[Excerpt from a dataset]
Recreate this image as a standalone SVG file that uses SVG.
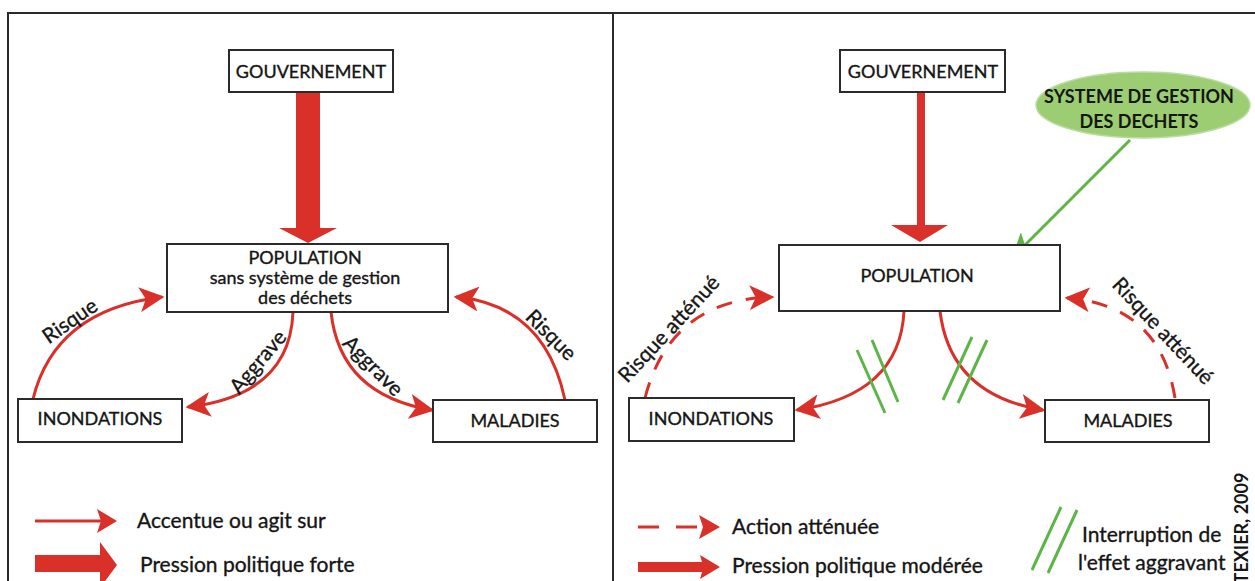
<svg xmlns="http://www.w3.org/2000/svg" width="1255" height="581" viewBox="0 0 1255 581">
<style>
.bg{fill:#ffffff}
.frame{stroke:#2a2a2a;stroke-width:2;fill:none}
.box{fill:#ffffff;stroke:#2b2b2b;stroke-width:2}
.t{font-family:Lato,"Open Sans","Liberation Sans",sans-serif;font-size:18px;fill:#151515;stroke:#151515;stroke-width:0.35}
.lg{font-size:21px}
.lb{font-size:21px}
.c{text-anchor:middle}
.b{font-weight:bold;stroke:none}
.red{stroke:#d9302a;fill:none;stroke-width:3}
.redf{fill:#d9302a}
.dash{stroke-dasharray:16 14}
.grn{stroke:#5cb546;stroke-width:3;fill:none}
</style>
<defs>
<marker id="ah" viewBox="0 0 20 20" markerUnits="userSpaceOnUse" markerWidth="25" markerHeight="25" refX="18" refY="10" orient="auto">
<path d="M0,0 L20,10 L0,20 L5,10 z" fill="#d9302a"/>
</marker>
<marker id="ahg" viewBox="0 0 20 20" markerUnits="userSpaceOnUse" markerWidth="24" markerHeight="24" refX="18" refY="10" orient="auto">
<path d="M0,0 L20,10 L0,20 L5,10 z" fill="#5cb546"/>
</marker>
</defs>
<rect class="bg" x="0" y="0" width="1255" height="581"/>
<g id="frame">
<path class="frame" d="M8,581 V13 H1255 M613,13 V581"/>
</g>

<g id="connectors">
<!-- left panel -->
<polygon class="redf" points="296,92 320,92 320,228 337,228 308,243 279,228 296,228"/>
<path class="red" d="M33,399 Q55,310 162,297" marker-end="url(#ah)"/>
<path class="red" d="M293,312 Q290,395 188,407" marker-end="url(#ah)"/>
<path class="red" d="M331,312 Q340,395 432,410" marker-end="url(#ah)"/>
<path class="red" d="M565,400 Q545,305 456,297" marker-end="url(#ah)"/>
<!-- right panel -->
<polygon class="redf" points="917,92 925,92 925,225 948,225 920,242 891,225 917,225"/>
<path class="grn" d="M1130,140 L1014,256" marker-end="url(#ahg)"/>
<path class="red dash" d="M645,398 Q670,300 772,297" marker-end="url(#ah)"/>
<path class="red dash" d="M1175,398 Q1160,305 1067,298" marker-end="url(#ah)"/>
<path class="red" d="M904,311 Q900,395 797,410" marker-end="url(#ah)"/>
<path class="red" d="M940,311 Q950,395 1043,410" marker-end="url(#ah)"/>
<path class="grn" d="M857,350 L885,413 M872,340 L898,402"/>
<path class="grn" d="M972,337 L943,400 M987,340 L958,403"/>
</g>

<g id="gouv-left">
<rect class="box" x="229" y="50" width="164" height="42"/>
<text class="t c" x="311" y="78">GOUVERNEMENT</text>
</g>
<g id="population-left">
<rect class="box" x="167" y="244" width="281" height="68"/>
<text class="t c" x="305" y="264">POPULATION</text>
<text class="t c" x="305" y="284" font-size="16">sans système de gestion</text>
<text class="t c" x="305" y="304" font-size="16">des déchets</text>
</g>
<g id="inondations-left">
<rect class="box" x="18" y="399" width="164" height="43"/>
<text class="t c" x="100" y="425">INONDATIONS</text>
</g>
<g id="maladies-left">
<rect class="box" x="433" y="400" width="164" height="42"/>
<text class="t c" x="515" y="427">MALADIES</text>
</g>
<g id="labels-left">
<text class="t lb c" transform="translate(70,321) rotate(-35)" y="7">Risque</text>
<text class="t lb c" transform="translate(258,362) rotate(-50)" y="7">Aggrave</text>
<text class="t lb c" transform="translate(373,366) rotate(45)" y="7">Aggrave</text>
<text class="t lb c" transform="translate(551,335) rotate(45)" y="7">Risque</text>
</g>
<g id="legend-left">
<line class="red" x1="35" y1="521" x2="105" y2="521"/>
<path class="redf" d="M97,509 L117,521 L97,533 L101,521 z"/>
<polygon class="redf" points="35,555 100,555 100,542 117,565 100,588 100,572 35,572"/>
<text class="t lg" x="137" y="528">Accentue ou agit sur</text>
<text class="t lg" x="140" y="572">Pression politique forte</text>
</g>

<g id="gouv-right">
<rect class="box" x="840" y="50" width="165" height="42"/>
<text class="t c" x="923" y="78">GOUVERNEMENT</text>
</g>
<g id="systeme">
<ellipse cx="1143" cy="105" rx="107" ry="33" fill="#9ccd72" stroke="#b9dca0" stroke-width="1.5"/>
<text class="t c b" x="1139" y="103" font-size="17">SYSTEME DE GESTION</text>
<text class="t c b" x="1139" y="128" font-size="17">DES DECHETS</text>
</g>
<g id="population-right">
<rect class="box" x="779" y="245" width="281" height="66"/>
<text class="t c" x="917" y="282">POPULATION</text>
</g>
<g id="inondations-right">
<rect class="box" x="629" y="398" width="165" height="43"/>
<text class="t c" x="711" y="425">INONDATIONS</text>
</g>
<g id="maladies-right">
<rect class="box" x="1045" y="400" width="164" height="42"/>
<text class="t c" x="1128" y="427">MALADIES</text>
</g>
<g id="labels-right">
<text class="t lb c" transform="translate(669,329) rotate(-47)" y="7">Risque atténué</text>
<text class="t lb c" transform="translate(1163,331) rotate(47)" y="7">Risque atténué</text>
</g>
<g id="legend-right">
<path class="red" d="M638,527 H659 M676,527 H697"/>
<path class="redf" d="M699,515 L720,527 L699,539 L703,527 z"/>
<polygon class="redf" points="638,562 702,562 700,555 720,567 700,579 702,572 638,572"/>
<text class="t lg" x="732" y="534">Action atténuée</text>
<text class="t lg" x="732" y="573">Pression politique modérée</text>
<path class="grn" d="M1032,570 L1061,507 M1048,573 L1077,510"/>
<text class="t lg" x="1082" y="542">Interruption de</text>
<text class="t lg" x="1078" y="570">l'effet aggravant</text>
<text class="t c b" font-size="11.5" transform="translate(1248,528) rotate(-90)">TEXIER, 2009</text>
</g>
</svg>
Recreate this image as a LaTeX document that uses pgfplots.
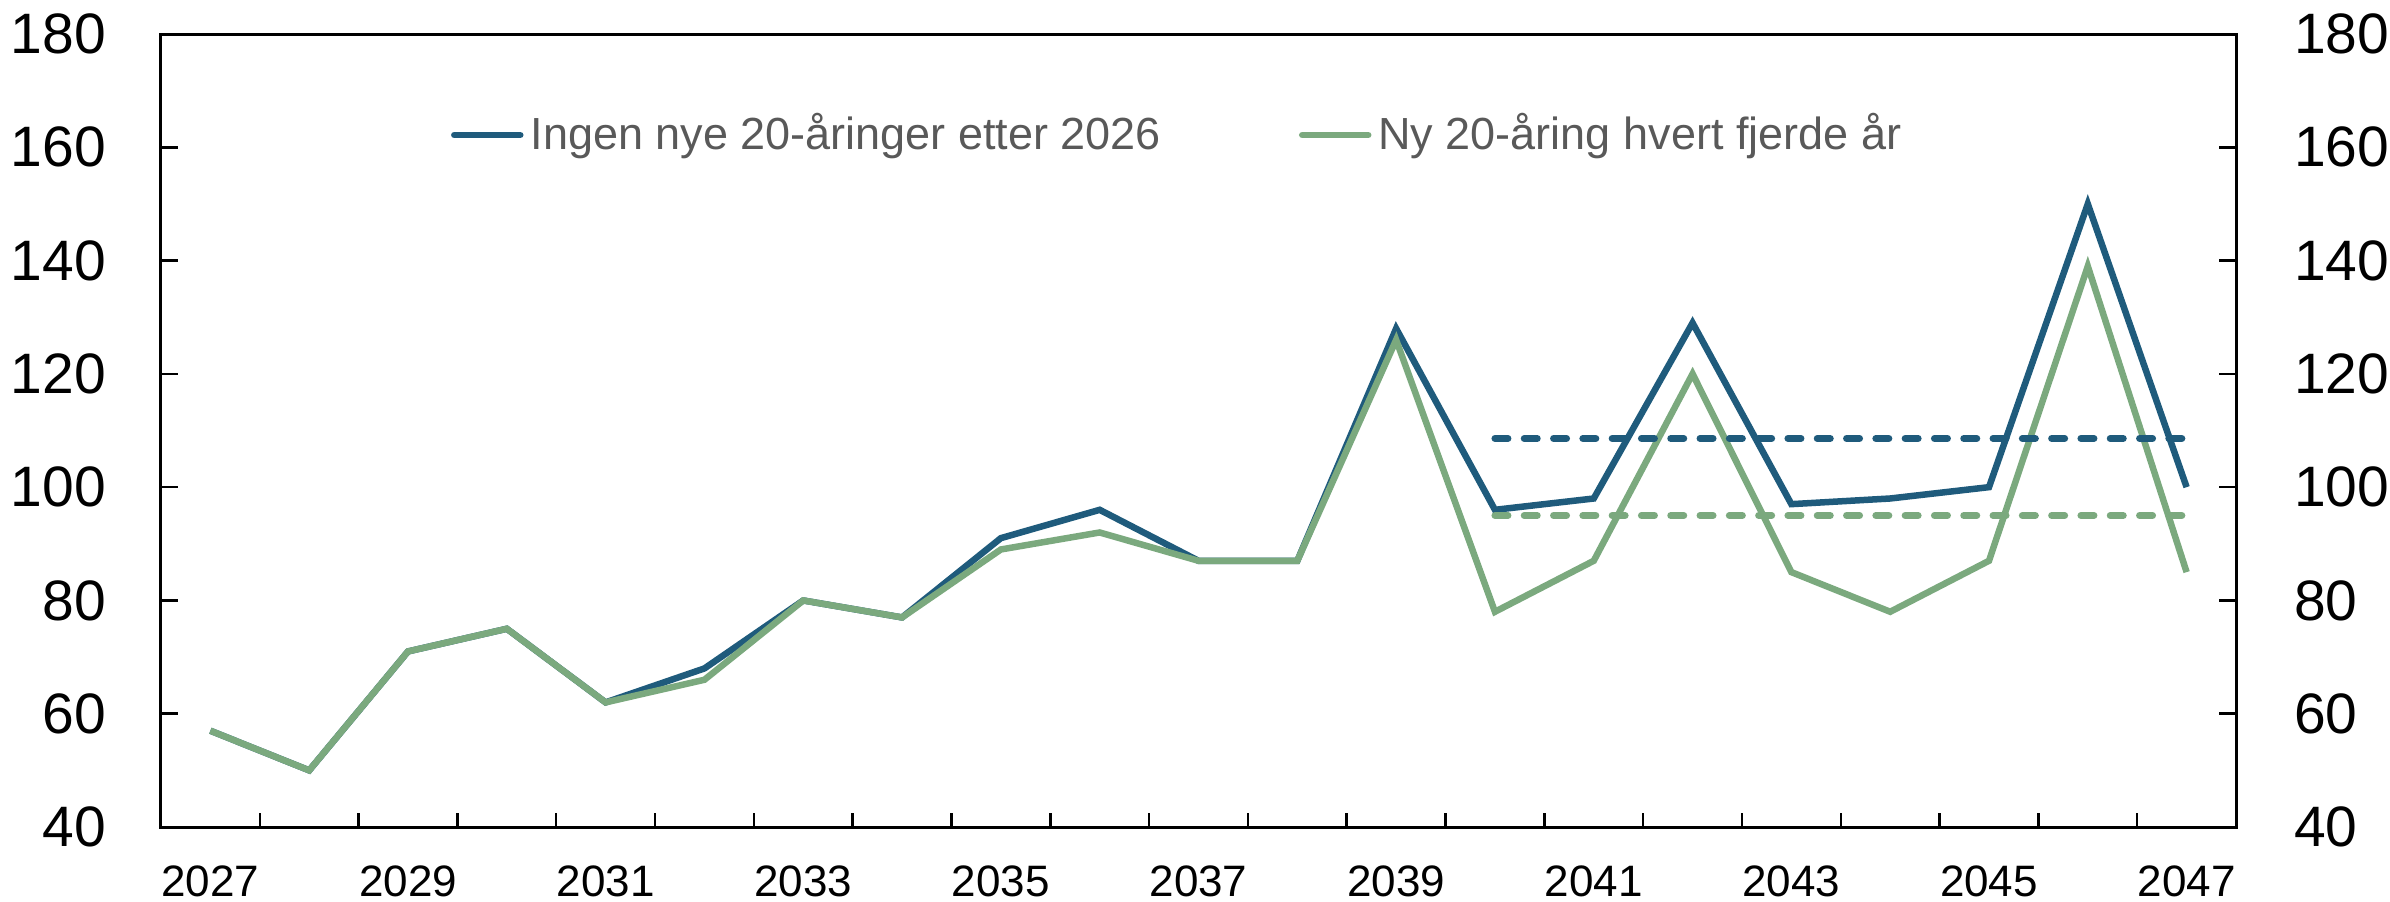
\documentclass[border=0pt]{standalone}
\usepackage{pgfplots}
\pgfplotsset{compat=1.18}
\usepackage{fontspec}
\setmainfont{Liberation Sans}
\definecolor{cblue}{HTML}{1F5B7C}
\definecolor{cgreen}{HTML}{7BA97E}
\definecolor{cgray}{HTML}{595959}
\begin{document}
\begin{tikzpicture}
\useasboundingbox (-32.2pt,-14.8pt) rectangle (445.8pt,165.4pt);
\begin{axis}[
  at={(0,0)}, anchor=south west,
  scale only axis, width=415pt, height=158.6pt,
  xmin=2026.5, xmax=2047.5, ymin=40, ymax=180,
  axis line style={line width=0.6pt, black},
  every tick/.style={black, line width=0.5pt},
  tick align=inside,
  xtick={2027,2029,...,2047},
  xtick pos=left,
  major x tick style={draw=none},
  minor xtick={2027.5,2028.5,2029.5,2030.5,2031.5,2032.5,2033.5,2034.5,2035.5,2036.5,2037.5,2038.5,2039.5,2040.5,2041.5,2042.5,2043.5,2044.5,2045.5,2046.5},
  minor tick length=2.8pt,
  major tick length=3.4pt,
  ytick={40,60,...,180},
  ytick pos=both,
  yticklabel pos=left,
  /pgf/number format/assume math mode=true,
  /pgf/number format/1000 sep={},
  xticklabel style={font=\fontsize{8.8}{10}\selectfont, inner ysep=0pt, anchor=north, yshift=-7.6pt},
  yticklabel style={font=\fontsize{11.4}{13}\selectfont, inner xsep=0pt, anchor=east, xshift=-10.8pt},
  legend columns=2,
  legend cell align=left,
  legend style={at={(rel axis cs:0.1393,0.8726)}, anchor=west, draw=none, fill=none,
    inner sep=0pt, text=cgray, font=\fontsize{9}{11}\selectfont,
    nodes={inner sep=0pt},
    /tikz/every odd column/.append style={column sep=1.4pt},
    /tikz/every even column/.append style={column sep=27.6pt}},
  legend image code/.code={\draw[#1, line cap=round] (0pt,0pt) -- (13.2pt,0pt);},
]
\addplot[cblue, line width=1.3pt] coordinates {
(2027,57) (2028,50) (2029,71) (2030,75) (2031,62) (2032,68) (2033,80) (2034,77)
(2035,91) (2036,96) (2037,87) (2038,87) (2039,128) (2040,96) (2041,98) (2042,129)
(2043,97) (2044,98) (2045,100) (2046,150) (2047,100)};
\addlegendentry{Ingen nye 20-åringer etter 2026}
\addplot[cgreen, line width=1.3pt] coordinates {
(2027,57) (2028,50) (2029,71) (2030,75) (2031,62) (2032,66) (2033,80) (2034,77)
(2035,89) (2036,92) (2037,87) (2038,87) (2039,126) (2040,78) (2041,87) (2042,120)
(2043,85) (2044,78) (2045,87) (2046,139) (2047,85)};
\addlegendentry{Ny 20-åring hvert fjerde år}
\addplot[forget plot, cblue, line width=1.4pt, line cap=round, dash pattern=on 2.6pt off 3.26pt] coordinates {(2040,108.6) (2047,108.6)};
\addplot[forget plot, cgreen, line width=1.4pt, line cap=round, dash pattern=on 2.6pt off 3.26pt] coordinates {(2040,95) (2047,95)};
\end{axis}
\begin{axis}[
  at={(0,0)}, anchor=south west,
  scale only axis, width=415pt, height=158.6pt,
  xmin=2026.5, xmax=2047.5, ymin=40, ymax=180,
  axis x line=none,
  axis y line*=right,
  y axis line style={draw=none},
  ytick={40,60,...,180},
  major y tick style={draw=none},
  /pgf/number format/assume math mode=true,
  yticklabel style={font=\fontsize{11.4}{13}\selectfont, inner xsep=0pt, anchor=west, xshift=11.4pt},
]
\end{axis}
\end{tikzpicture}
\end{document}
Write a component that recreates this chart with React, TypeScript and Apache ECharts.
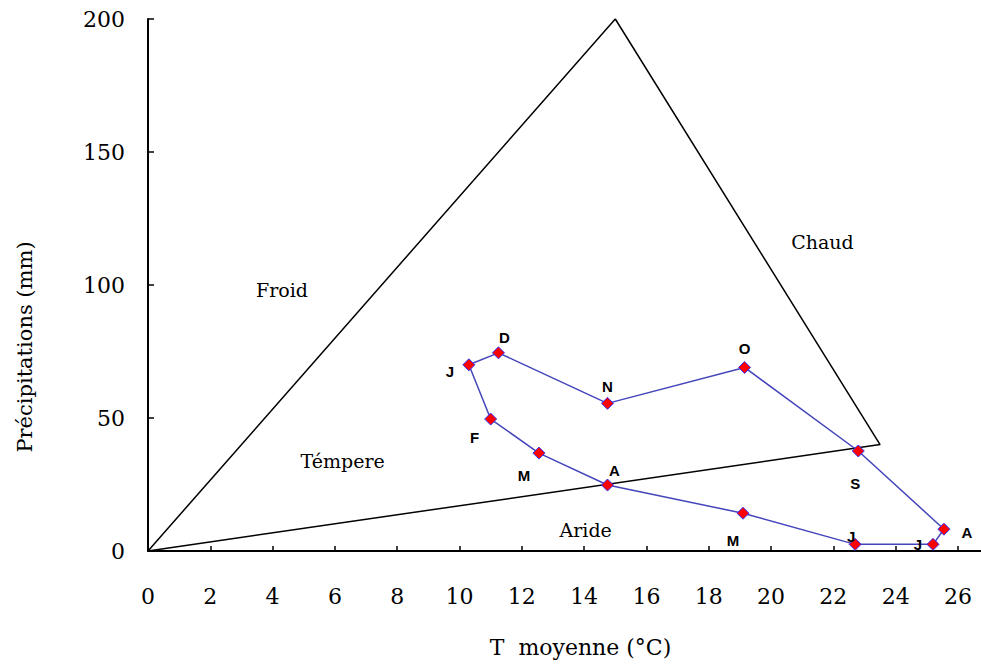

Your objective
From the data above, copy out every line with the string "image" in it.

Exercise output
Recreate this image as a standalone SVG file that uses SVG.
Recreate this image as a LaTeX document that uses pgfplots.
  legend image code/.code={\draw[#1, line cap=round] (0pt,0pt) -- (13.2pt,0pt);},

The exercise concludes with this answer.